--- START ---
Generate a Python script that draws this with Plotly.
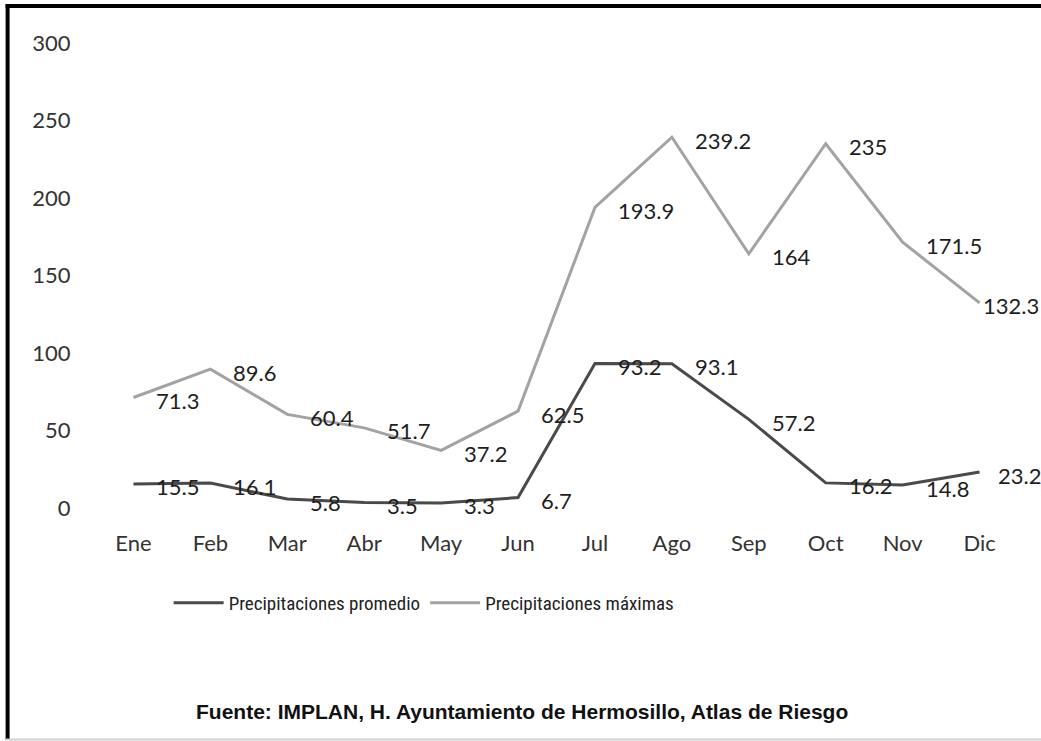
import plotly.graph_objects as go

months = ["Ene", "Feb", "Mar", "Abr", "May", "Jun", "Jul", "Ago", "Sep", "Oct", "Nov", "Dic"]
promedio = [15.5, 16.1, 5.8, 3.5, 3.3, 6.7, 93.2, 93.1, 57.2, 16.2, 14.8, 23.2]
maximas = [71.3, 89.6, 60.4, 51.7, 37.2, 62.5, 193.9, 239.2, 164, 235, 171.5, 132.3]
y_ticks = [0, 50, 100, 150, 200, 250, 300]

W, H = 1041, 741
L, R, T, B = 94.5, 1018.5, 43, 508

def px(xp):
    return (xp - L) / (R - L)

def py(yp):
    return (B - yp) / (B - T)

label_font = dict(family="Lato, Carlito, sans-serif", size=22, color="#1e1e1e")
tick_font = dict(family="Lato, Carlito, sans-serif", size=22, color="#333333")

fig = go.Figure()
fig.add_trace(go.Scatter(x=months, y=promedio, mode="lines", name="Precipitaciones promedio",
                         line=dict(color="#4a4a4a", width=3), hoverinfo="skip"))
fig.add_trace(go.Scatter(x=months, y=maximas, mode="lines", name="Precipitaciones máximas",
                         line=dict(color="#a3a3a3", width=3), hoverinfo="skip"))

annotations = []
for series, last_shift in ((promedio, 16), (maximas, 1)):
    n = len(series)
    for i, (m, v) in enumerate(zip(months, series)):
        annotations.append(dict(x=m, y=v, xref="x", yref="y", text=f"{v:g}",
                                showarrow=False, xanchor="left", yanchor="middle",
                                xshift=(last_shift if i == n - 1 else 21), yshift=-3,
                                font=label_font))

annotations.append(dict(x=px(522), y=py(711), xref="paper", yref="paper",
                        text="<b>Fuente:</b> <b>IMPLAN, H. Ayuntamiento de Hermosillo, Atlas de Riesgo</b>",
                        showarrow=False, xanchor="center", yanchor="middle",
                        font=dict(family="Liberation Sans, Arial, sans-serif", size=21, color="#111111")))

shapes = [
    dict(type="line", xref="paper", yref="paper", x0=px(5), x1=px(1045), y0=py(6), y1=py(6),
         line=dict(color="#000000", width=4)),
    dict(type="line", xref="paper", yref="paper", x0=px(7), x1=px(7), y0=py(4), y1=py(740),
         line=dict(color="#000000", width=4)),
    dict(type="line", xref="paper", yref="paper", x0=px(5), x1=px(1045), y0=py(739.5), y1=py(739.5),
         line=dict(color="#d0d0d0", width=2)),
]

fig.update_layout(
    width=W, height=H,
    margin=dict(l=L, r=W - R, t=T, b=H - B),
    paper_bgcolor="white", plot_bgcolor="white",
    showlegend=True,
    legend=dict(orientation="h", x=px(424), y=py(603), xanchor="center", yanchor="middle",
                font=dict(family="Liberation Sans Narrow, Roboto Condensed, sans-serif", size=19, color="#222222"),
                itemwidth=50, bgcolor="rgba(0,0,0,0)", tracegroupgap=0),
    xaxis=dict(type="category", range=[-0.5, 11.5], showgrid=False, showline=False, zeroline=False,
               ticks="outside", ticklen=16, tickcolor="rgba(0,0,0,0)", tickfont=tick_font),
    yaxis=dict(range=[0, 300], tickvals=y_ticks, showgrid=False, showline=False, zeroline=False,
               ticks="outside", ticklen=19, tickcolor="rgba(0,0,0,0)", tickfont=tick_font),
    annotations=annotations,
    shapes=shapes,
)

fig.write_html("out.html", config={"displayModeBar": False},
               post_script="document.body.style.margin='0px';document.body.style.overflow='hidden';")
--- END ---
--- START ---
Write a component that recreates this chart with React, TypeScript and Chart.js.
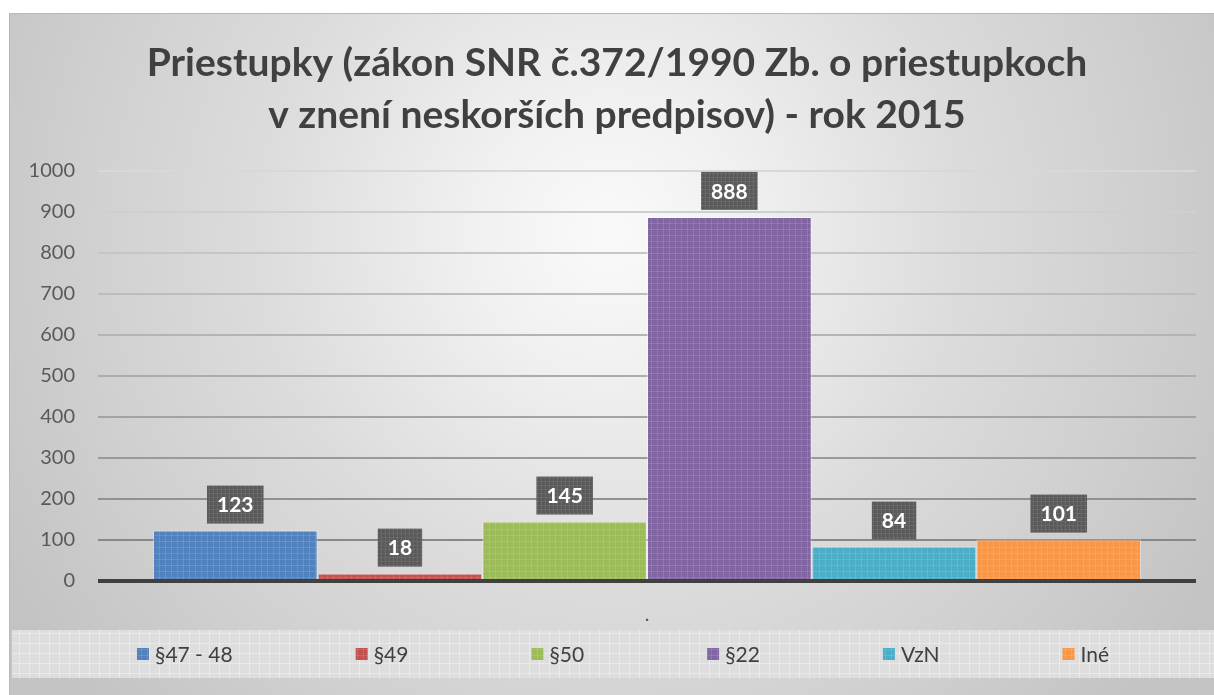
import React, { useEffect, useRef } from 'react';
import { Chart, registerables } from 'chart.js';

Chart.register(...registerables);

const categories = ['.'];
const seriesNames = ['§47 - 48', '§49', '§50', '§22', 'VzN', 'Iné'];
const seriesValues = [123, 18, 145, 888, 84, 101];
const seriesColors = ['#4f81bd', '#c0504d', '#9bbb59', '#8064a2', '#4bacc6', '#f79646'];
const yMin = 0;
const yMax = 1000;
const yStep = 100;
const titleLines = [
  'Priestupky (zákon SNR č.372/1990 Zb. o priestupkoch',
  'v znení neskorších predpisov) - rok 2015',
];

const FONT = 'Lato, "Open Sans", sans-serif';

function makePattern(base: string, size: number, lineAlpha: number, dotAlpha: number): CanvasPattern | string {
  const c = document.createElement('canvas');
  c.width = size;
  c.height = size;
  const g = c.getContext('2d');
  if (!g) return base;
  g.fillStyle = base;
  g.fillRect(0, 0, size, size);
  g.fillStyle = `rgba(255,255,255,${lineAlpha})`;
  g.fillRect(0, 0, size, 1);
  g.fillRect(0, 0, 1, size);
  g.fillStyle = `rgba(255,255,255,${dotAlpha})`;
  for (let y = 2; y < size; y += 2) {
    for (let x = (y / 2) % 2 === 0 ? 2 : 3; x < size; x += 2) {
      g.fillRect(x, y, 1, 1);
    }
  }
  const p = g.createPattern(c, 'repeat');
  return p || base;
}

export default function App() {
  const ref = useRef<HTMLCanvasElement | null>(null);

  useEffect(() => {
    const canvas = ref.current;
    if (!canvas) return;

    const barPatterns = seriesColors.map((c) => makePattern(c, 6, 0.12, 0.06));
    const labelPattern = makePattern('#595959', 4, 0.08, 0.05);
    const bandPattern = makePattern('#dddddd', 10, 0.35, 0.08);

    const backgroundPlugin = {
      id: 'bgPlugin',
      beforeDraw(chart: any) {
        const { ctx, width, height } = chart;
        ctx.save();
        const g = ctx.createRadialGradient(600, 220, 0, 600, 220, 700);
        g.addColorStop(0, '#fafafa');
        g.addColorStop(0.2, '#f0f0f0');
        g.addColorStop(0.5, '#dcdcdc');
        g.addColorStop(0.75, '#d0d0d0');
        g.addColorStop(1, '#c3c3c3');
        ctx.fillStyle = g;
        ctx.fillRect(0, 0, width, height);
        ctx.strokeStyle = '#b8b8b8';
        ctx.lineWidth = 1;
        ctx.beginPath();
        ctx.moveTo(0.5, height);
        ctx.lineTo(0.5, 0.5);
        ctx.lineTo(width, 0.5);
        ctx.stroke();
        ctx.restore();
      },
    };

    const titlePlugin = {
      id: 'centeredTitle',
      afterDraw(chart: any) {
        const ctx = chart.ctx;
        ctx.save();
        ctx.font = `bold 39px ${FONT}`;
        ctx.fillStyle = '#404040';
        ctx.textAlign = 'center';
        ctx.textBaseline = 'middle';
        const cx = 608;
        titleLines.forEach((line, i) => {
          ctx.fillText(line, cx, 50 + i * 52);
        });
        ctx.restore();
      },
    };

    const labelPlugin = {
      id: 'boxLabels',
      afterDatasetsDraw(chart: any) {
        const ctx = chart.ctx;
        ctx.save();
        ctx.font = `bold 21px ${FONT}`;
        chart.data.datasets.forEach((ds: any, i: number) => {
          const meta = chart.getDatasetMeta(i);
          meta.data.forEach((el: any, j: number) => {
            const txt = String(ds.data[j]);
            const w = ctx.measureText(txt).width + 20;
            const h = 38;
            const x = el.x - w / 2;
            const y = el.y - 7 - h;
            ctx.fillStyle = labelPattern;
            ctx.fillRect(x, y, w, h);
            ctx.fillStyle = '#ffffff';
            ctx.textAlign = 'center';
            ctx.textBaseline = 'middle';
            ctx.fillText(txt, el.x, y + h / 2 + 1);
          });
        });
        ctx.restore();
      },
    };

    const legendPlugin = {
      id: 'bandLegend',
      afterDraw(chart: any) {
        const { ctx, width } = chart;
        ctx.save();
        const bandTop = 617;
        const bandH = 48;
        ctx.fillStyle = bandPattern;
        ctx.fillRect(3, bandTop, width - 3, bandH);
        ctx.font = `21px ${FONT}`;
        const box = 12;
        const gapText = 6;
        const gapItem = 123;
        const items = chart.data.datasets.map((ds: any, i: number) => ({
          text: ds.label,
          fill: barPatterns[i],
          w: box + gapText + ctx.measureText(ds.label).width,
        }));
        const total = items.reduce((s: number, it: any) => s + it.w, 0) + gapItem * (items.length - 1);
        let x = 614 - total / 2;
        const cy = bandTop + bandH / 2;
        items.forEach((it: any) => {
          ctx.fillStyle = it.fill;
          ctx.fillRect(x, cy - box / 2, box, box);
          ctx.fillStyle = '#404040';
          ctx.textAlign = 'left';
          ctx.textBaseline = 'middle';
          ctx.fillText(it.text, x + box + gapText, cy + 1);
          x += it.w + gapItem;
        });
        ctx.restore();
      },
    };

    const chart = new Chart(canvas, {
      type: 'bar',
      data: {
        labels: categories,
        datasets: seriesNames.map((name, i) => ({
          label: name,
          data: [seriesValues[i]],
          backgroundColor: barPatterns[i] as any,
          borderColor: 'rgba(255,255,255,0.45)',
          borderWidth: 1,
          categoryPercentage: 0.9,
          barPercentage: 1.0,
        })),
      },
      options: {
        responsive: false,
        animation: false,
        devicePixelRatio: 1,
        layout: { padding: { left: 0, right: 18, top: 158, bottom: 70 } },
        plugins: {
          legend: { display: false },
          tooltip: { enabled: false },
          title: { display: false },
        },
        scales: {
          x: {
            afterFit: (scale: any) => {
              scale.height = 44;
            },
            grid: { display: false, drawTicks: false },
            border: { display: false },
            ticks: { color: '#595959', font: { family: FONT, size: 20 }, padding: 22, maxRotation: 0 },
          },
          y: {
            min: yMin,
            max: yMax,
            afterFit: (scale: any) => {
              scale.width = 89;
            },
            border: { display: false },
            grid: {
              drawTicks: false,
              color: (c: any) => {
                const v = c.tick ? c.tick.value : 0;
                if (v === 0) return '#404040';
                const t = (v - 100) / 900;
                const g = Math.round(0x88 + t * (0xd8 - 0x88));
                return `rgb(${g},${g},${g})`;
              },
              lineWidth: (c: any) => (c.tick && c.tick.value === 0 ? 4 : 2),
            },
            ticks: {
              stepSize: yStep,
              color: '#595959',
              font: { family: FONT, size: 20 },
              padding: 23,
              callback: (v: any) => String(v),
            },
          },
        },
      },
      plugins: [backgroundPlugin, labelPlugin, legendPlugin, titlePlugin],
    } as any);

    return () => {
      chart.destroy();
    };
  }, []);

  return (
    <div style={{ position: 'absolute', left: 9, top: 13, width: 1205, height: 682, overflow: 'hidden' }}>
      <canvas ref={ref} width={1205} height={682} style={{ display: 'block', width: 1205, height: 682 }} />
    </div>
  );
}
--- END ---
**Exercise directions**.
In the listing above, find the line with "Generate a Python" and the line with "return (B - yp) / (B - T)". Set down exactly those lines and everything between them, skipping pictures.

**Solved problem**.
Generate a Python script that draws this with Plotly.
import plotly.graph_objects as go

months = ["Ene", "Feb", "Mar", "Abr", "May", "Jun", "Jul", "Ago", "Sep", "Oct", "Nov", "Dic"]
promedio = [15.5, 16.1, 5.8, 3.5, 3.3, 6.7, 93.2, 93.1, 57.2, 16.2, 14.8, 23.2]
maximas = [71.3, 89.6, 60.4, 51.7, 37.2, 62.5, 193.9, 239.2, 164, 235, 171.5, 132.3]
y_ticks = [0, 50, 100, 150, 200, 250, 300]

W, H = 1041, 741
L, R, T, B = 94.5, 1018.5, 43, 508

def px(xp):
    return (xp - L) / (R - L)

def py(yp):
    return (B - yp) / (B - T)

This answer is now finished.